Late yesterday we had an epiphany, but it was not of the good kind …. We realised that Australians celebrate Labour Day, but … they don’t all celebrate it on the same day. In fact, the Victorians seem to like their Labour Day a week later than all the states further west. This left us with something of a conundrum because the long weekend means that Australia comes out to play and much of their playing involves campsites. Apart of that playing (literally) is also the Port Fairy Folk Festival. So, most of the campsites on the Great Ocean Road are completely booked up when we want to go to them. This morning was therefore spent doing lots of browsing and then phoning. A campsites app was duly downloaded (and purchased) which was both useful and useless as it told us there was nothing available!
Eventually, after much pondering and indecisiveness, decisions were made and the initial decision was to stay in Portland another day. This didn’t seem too much of a hardship as we still had lots of the Tourist Information lady’s highlighting which had not been covered. However, Portland also went from being a fairly empty campsite to a completely full one in just one day as we got the last space available. We then also managed on the phone to pick up an unpowered site at a campsite inland at Camperdown, so that was the next few days sorted.

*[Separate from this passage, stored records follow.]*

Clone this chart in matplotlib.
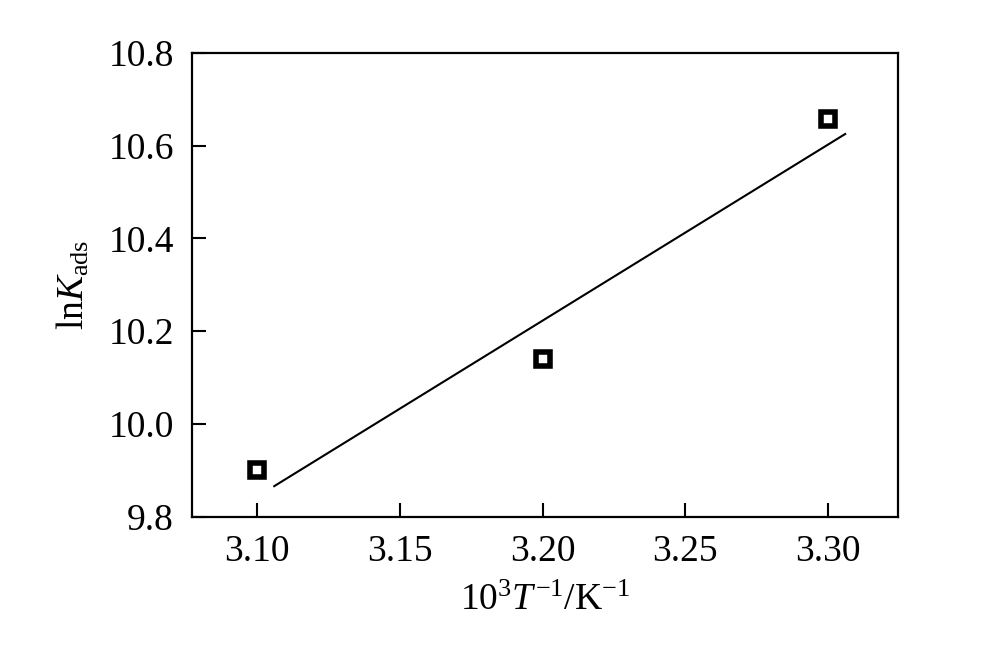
import numpy as np
import matplotlib
matplotlib.use("Agg")
import matplotlib.pyplot as plt

# data
inv_T = [3.10, 3.20, 3.30]           # 10^3 T^-1 / K^-1
ln_K = [9.901, 10.140, 10.658]       # ln K_ads

# fitted straight line (end points)
fit_x = [3.106, 3.306]
fit_y = [9.866, 10.625]

x_ticks = [3.10, 3.15, 3.20, 3.25, 3.30]
y_ticks = [9.8, 10.0, 10.2, 10.4, 10.6, 10.8]

plt.rcParams['font.family'] = ['Liberation Serif', 'DejaVu Serif']
plt.rcParams['mathtext.fontset'] = 'custom'
plt.rcParams['mathtext.rm'] = 'Liberation Serif'
plt.rcParams['mathtext.it'] = 'Liberation Serif:italic'

fig = plt.figure(figsize=(10, 6.6), dpi=100)
ax = fig.add_axes([0.192, 0.217, 0.706, 0.703])

ax.plot(fit_x, fit_y, color='black', lw=1.5)
ax.plot(inv_T, ln_K, linestyle='none', marker='s', ms=10,
        mfc='white', mec='black', mew=4)

ax.set_xlim(3.0772, 3.3245)
ax.set_ylim(9.8, 10.8)
ax.set_xticks(x_ticks)
ax.set_xticklabels([f"{v:.2f}" for v in x_ticks])
ax.set_yticks(y_ticks)
ax.set_yticklabels([f"{v:.1f}" for v in y_ticks])

ax.tick_params(direction='in', length=10, width=1.5, labelsize=27,
               pad=13, top=False, right=False)
for s in ax.spines.values():
    s.set_linewidth(1.6)

ax.set_xlabel(r'$\mathrm{10^3}T^{-1}/\mathrm{K}^{-1}$', fontsize=27, labelpad=10)
ax.set_ylabel(r'$\mathrm{ln}K_{\mathrm{ads}}$', fontsize=27, labelpad=12)

fig.savefig('out.png', dpi=100)
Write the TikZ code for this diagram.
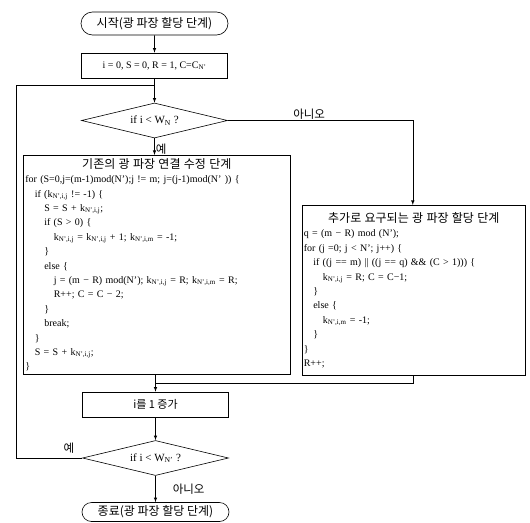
\documentclass[tikz,border=0pt]{standalone}
\usepackage{fontspec}
\setmainfont{Liberation Serif}
\newfontfamily\kr{Noto Sans CJK KR}
\usetikzlibrary{arrows,shapes.geometric,shapes.misc}

\newcommand{\kN}[1]{k\textsubscript{N',#1}}
\newcommand{\tb}{\hspace*{9.5pt}}

\begin{document}
\begin{tikzpicture}[x=1pt,y=-1pt,line width=0.6pt,
  every node/.style={font=\fontsize{10}{14.4}\selectfont},
  term/.style={draw,rounded rectangle,minimum width=147pt,minimum height=23pt,inner sep=0pt,font=\kr\fontsize{12}{14}\selectfont},
  proc/.style={draw,rectangle,minimum width=146pt,minimum height=25pt,inner sep=0pt},
  dec/.style={draw,diamond,aspect=4,minimum width=146pt,minimum height=35pt,inner sep=0pt,font=\fontsize{11}{13}\selectfont},
  code/.style={draw,rectangle,align=left,anchor=north west,inner xsep=2pt,inner ysep=3pt},
  lbl/.style={font=\kr\fontsize{11.5}{13}\selectfont,inner sep=1pt}]
\useasboundingbox (0,0) rectangle (530,522);

\node[term] (start) at (154.5,23.5) {시작(광 파장 할당 단계)};
\node[proc] (init) at (154.5,65.5) {i = 0, S = 0, R = 1, C=C\textsubscript{N'}};
\node[dec] (if1) at (154.5,120.5) {if i < W\textsubscript{N} ?};

\node[code,text width=263pt] (fix) at (23,155) {
\makebox[263pt][c]{\kr\fontsize{12}{14}\selectfont 기존의 광 파장 연결 수정 단계}\\
for (S=0,j=(m-1)mod(N');j != m; j=(j-1)mod(N' )) \{\\
\tb if (\kN{i,j} != -1) \{\\
\tb\tb S = S + \kN{i,j};\\
\tb\tb if (S > 0) \{\\
\tb\tb\tb \kN{i,j} = \kN{i,j} + 1; \kN{i,m} = -1;\\
\tb\tb \}\\
\tb\tb else \{\\
\tb\tb\tb j = (m − R) mod(N'); \kN{i,j} = R; \kN{i,m} = R;\\
\tb\tb\tb R++; C = C − 2;\\
\tb\tb \}\\
\tb\tb break;\\
\tb \}\\
\tb S = S + \kN{i,j};\\
\}};

\node[code,text width=220pt,inner xsep=1.5pt,minimum height=170pt] (add) at (302,205) {
\makebox[220pt][c]{\kr\fontsize{12}{14}\selectfont 추가로 요구되는 광 파장 할당 단계}\\
q = (m − R) mod (N');\\
for (j =0; j < N'; j++) \{\\
\tb if ((j == m) || ((j == q) \&\& (C > 1))) \{\\
\tb\tb \kN{i,j} = R; C = C−1;\\
\tb \}\\
\tb else \{\\
\tb\tb \kN{i,m} = -1;\\
\tb \}\\
\}\\
R++;};

\node[proc] (inc) at (155.5,404.5) {\kr\fontsize{11}{13}\selectfont i를 1 증가};
\node[dec] (if2) at (155.5,458) {if i < W\textsubscript{N'} ?};
\node[term,minimum height=19pt] (end) at (155.5,512) {종료(광 파장 할당 단계)};

\coordinate (join) at (155.5,383.5);
\coordinate (back) at (16,85);

\draw[-latex] (start) -- (init);
\draw[-latex] (init) -- (if1);
\draw[-latex] (if1.south) -- node[lbl,right,pos=0.65]{예} (if1.south |- fix.north);
\draw[-latex] (if1.east) -| node[lbl,above,pos=0.22]{아니오} ([xshift=-1pt]add.north);
\draw[-latex] (fix.south -| inc.north) -- (inc.north);
\draw ([xshift=-1pt]add.south) |- (join);
\draw[-latex] (inc) -- (if2);
\draw[-latex] (if2) -- node[lbl,right=16pt]{아니오} (end);
\draw (if2.west) -| node[lbl,above=3pt,pos=0.1]{예} (back) -- (init.south |- back);
\end{tikzpicture}
\end{document}
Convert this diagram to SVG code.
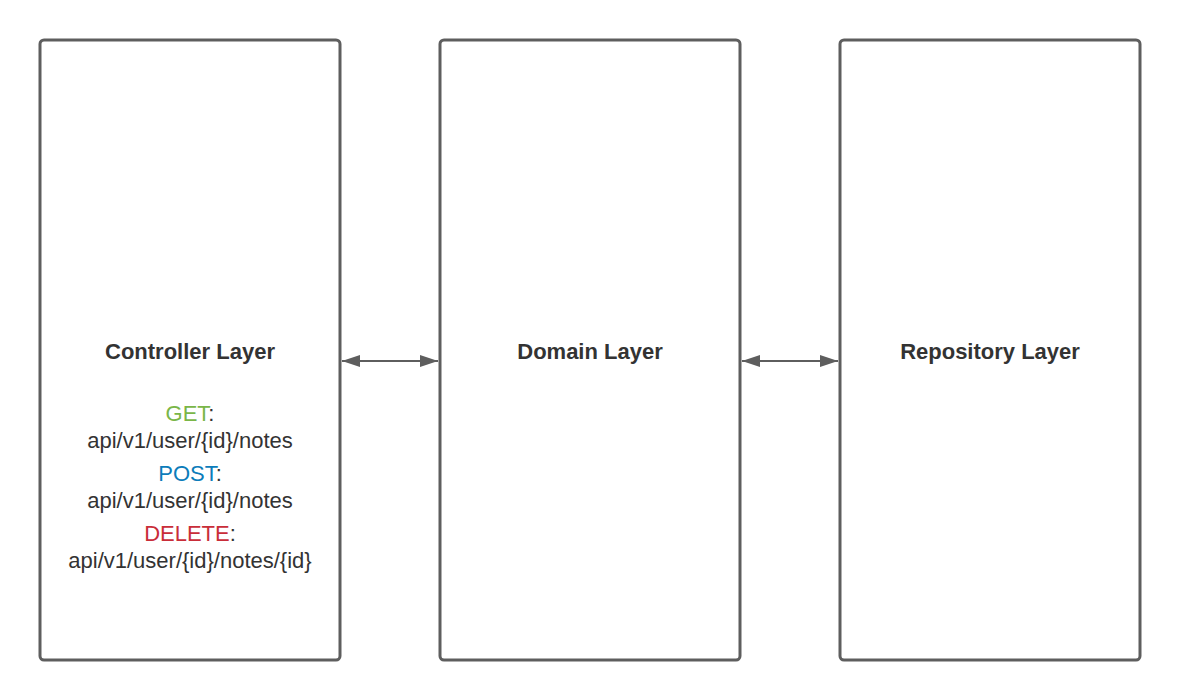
<svg xmlns="http://www.w3.org/2000/svg" width="1180" height="700" viewBox="0 0 1180 700">
<defs>
<style>
.box{fill:#fff;stroke:#5e5e5e;stroke-width:3}
.title{font-family:"Liberation Sans",Arial,sans-serif;font-size:22px;font-weight:bold;fill:#333;text-anchor:middle}
.t{font-family:"Liberation Sans",Arial,sans-serif;font-size:22px;fill:#333;text-anchor:middle}
.conn{stroke:#5e5e5e;stroke-width:2;fill:none}
</style>
<marker id="ah" viewBox="0 0 18 12" refX="18" refY="6" markerWidth="18" markerHeight="12" markerUnits="userSpaceOnUse" orient="auto-start-reverse">
<path d="M0,0 L18,6 L0,12 Z" fill="#5e5e5e"/>
</marker>
</defs>
<rect width="1180" height="700" fill="#fff"/>
<g id="controller">
<rect class="box" x="40" y="40" width="300" height="620" rx="4"/>
<text class="title" x="190" y="359">Controller Layer</text>
<text class="t" x="190" y="421"><tspan fill="#7ab648">GET</tspan>:</text>
<text class="t" x="190" y="448">api/v1/user/{id}/notes</text>
<text class="t" x="190" y="481"><tspan fill="#0c7cba">POST</tspan>:</text>
<text class="t" x="190" y="508">api/v1/user/{id}/notes</text>
<text class="t" x="190" y="541"><tspan fill="#c92d39">DELETE</tspan>:</text>
<text class="t" x="190" y="568">api/v1/user/{id}/notes/{id}</text>
</g>
<g id="domain">
<rect class="box" x="440" y="40" width="300" height="620" rx="4"/>
<text class="title" x="590" y="359">Domain Layer</text>
</g>
<g id="repository">
<rect class="box" x="840" y="40" width="300" height="620" rx="4"/>
<text class="title" x="990" y="359">Repository Layer</text>
</g>
<g id="connectors">
<line class="conn" x1="342" y1="361" x2="438" y2="361" marker-start="url(#ah)" marker-end="url(#ah)"/>
<line class="conn" x1="742" y1="361" x2="838" y2="361" marker-start="url(#ah)" marker-end="url(#ah)"/>
</g>
</svg>
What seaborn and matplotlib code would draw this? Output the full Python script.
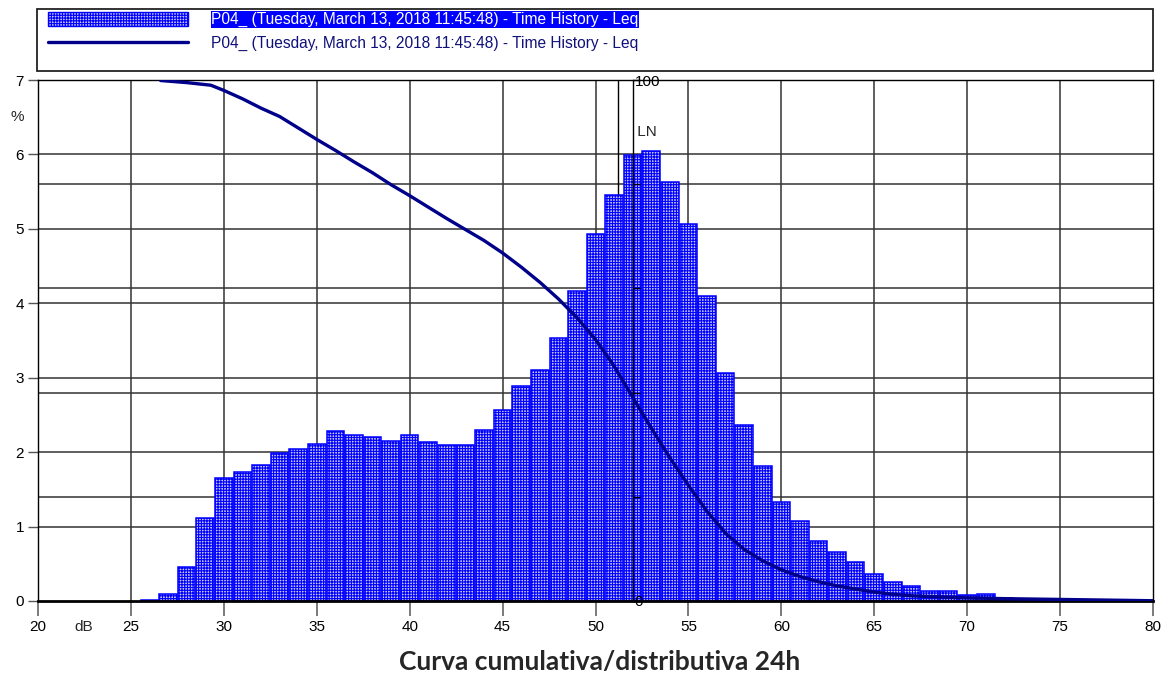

So, we carried on exploring Portland. We headed off down the eastern side of Cape Nelson, stopping initially at the Yellow Rock and then for a walk down to the Enchanted Forest.
The Enchanted Forest may perhaps have suffered slightly from being over-sold by the name, but it was a lovely walk. The walk takes you down the hill for about a kilometre into a grove of Moonah trees. These grow all around and intertwine themselves giving a feeling of being in another almost Narnian world. Creepers and vines of Bower spinach just add to the effect.
From there on down to the end of the road, well the end of Cape Nelson anyway. The lighthouse at the end gives a great view of the coast and the immaculately decorated lighthouse stands out – exactly as a lighthouse should! The lighthouse was built in 1884. There was something of a competition between Cape Bridgewater next door and Cape Nelson as to where the lighthouse should be, but the view of the Harbourmaster James Fawthrop prevailed and Cape Nelson it was. The best part though was a café by the lighthouse and a very nice lunch of English muffins (what else!) buttered with dill butter with smoked salmon and a poached egg. That set us up for the next, much more challenging part ….
After this alimentary sustenance we headed for the next door cape – Cape Bridgewater. About a half hour drive brought us into town and we parked on the front to start a walk to the seal colony. This sounds like it should have been easy – it wasn’t. The walk takes you over the highest point on the cliffs in Victoria at 135m, but as if this wasn’t enough, you have to go up hill and down dale to even get to that. It was though a lovely walk with some spectacular views of the coast. When you eventually get to the seal colony, it is to view them from a platform around 55 metres in the air. However, this protects the colony from intrusion and, given this is one of the few mainland seal colonies for Australian fur seals, this is important. It was well worth the walk. The sight of them lounging around on the rock shelf and frolicking in and out of the water was an amazing one.
The final stop at Cape Bridgewater was to see some blowholes and a petrified forest. I was much more excited about the former as opposed to the latter, but the reality proved to be exactly the opposite. The petrified forest sounded like it should be a bunch of trees who had watched too many Hitchcock films. Indeed the area looks like trees turned into stone. The reality sadly is less prosaic. They are apparently hollow tubes of limestone called “solution pipes”. Millions of years of rainfall means that they are gradually eroded. It begins with water gathering in a shallow pan of sand and this then seeps downwards dissolving the limestone. The mineral saturated water then effectively cements the sand, forming hard, trunk-shaped pipes which look exactly like trees which have been turned into stone.